V/H/S Halloween: Have a little fun. It won't kill you.
Let’s get one thing straight at the outset: whether or not this review ends positively, if you’re the kind of person seeking it out, you should watch V/H/S Halloween. Full stop. A series this deeply entrenched in its own mechanics isn’t going to draw many new faces, and this installment isn’t making a case for itself to newcomers, but for fans of the series and Shudder subscribers, it does exactly what it promises. And this time, maybe a bit more.

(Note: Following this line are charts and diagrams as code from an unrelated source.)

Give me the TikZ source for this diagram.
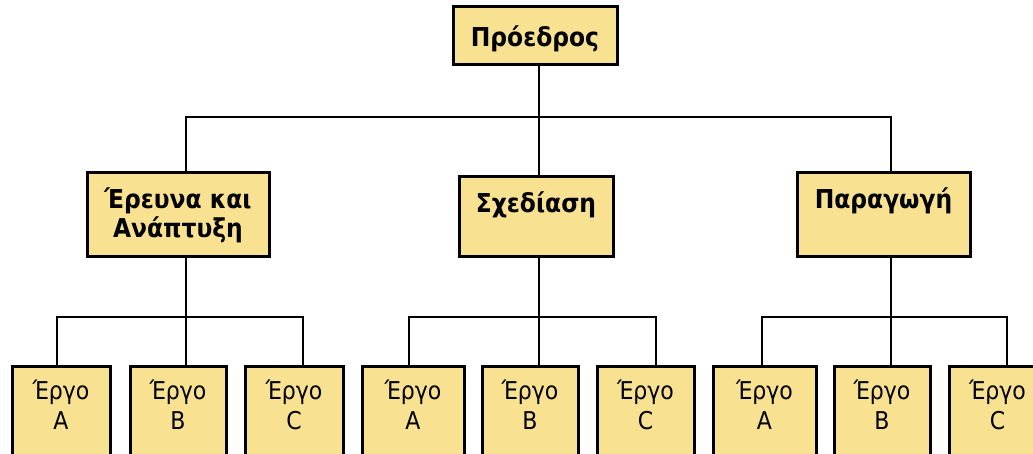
\documentclass[tikz,border=0pt]{standalone}
\usepackage{fontspec}
\setmainfont{DejaVu Sans Condensed}
\definecolor{boxfill}{RGB}{248,225,145}
\newcommand{\twolines}[2]{\begin{tabular}[t]{@{}c@{}}#1\\#2\end{tabular}}
\begin{document}
\begin{tikzpicture}[x=1pt,y=-1pt,
  box/.style={draw=black, line width=3pt, fill=boxfill, rectangle, inner xsep=0pt, inner ysep=0pt, anchor=north},
  headbox/.style={box, font=\bfseries\fontsize{26}{27}\selectfont},
  workbox/.style={box, font=\fontsize{24.5}{30}\selectfont, text height=33pt, text depth=77pt},
  conn/.style={line width=1.7pt},
  drop/.style={line width=2.7pt}]
\useasboundingbox (0,0) rectangle (1033,454);
\clip (0,0) rectangle (1033,454);
% top
\node[headbox, minimum width=164pt, text height=40pt, text depth=18pt] (pres) at (535,5) {Πρόεδρος};
% level 2
\node[headbox, minimum width=182pt, text height=36pt, text depth=48pt] (rd) at (178,171) {\twolines{Έρευνα και}{Ανάπτυξη}};
\node[headbox, minimum width=154pt, text height=36pt, text depth=44pt] (des) at (536,175) {Σχεδίαση};
\node[headbox, minimum width=173pt, text height=36pt, text depth=48pt] (prod) at (883.5,171) {Παραγωγή};
% level 3
\node[workbox, minimum width=98pt] (rda) at (61,365) {\twolines{Έργο}{A}};
\node[workbox, minimum width=96pt] (rdb) at (178,365) {\twolines{Έργο}{B}};
\node[workbox, minimum width=98pt] (rdc) at (294,365) {\twolines{Έργο}{C}};
\node[workbox, minimum width=102pt] (dea) at (413,365) {\twolines{Έργο}{A}};
\node[workbox, minimum width=96pt] (deb) at (530,365) {\twolines{Έργο}{B}};
\node[workbox, minimum width=97pt] (dec) at (645.5,365) {\twolines{Έργο}{C}};
\node[workbox, minimum width=103pt] (pra) at (764.5,365) {\twolines{Έργο}{A}};
\node[workbox, minimum width=96pt] (prb) at (882,365) {\twolines{Έργο}{B}};
\node[workbox, minimum width=97pt] (prc) at (997.5,365) {\twolines{Έργο}{C}};
% junction coordinates
\coordinate (j1) at (539,117);
\coordinate (j1l) at (186,117);
\coordinate (j1r) at (891,117);
\coordinate (j2) at (186,317);
\coordinate (j2l) at (57,317);
\coordinate (j2r) at (303,317);
\coordinate (j3) at (539,317);
\coordinate (j3l) at (409,317);
\coordinate (j3r) at (656,317);
\coordinate (j4) at (891,317);
\coordinate (j4l) at (762,317);
\coordinate (j4r) at (1007,317);
% connectors level 1
\draw[conn] (pres.south -| j1) -- (j1);
\draw[conn] (rd.north -| j1l) -- (j1l) -- (j1r) -- (prod.north -| j1r);
\draw[conn] (j1) -- (des.north -| j1);
% connectors level 2
\draw[conn] (rd.south -| j2) -- (j2);
\draw[drop] (rda.north -| j2l) -- (j2l) -- (j2r) -- (rdc.north -| j2r);
\draw[conn] (j2) -- (rdb.north -| j2);
\draw[conn] (des.south -| j3) -- (j3);
\draw[drop] (dea.north -| j3l) -- (j3l) -- (j3r) -- (dec.north -| j3r);
\draw[conn] (j3) -- (deb.north -| j3);
\draw[conn] (prod.south -| j4) -- (j4);
\draw[drop] (pra.north -| j4l) -- (j4l) -- (j4r) -- (prc.north -| j4r);
\draw[conn] (j4) -- (prb.north -| j4);
\end{tikzpicture}
\end{document}
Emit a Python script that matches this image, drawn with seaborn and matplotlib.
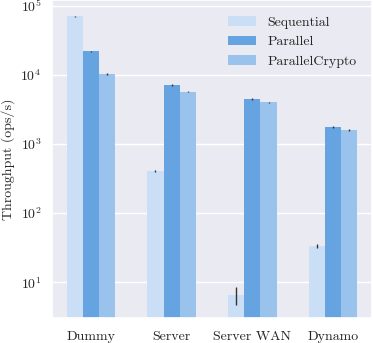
import numpy as np
import pandas as pd
import matplotlib
matplotlib.use("Agg")
import matplotlib.pyplot as plt
import seaborn as sns

categories = ["Dummy", "Server", "Server WAN", "Dynamo"]
series = ["Sequential", "Parallel", "ParallelCrypto"]
sequential = [70000, 406, 6.6, 33.3]
parallel = [21800, 7160, 4490, 1760]
parallel_crypto = [10300, 5730, 4020, 1610]
sequential_err = [1500, 10, 1.9, 2.0]
parallel_err = [300, 150, 100, 70]
parallel_crypto_err = [250, 100, 80, 50]
colors = ["#cadff5", "#65a3e1", "#99c3ec"]

sns.set_theme(style="darkgrid")
plt.rcParams["font.family"] = ["cmr10"]
plt.rcParams["mathtext.fontset"] = "cm"
plt.rcParams["axes.formatter.use_mathtext"] = True
plt.rcParams["font.size"] = 10

values = {"Sequential": sequential, "Parallel": parallel, "ParallelCrypto": parallel_crypto}
errs = {"Sequential": sequential_err, "Parallel": parallel_err, "ParallelCrypto": parallel_crypto_err}
rows = []
for s in series:
    for c, v, e in zip(categories, values[s], errs[s]):
        rows.append({"category": c, "series": s, "value": v, "err": e})
df = pd.DataFrame(rows)

fig = plt.figure(figsize=(3.73, 3.43), dpi=100)
ax = fig.add_axes([52 / 373, (343 - 318.3) / 343, 320 / 373, 318 / 343])
sns.barplot(data=df, x="category", y="value", hue="series", order=categories,
            hue_order=series, palette=colors, saturation=1, width=0.6,
            errorbar=None, linewidth=0, ax=ax, log_scale=(False, True))

# error bars at the centers of the drawn bars
for s, container in zip(series, ax.containers):
    xs = [p.get_x() + p.get_width() / 2 for p in container.patches]
    ax.errorbar(xs, values[s], yerr=errs[s], fmt="none", ecolor="#333333",
                elinewidth=1.0, capsize=0)

ax.set_yscale("log")
ax.set_ylim(3, 1.2e5)
ax.set_xlim(-0.48, 3.48)
ax.yaxis.set_minor_locator(matplotlib.ticker.NullLocator())
ax.set_xlabel("")
ax.set_ylabel("Throughput (ops/s)", fontsize=10)
ax.tick_params(axis="y", length=0, pad=7.5, labelsize=10)
ax.tick_params(axis="x", length=0, pad=9, labelsize=10)

leg = ax.legend(loc="upper right", fontsize=10, frameon=True, framealpha=1,
                facecolor="#EAEAF2", edgecolor="#EAEAF2", borderaxespad=0.72)
leg.get_frame().set_linewidth(0)

fig.savefig("out.png", dpi=100)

Found footage has been the little darling of horror since The Blair Witch Project (or Cannibal Holocaust, if you want to be technical) for a simple reason: it’s cheaper to produce. That’s not a take that’ll blow anyone’s head off, but it’s worth pointing out that found footage carries a scrappiness latent in its production model. It made natural sense, then, that a franchise like V/H/S would eventually come into existence. We get a nice wine flight of up and coming horror creators, and they get a demo reel for their next production meeting. Everybody wins.
At this point in the series’ life, though, the gloves need to come off. The audience is built in. We know what to expect. So the fun lies in how the creators can subvert or go beyond those expectations. Thankfully, this happens in spades across V/H/S Halloween.
There’s a naughty sense of humor running through the whole thing. While previous iterations have attempted a through line of continuity, usually through their wraparound setups (someone has to find these tapes, right?), Halloween makes no such attempt, and it’s better for it. At some point, the question of “why are they filming this?” becomes a leash. And despite that conceit still being very much a part of this collection, its importance is lessened. Let us have some fun, yes?
The wraparound (or frame narrative), “Diet Phantasma,” suggests just that. Gone is the need to connect the dots of the collected shorts through some rationality-inspired, tired “check out these tapes!” trope. Instead, we get a humorous palate cleanser after each short. Told over five entries, human lab rats take turns consuming a new soda, Diet Phantasma, to increasingly ill effects. Fans of The Stuff know where this goes: black projectile vomit, exploding bodies, melting flesh. It’s all in good fun. Funny, even!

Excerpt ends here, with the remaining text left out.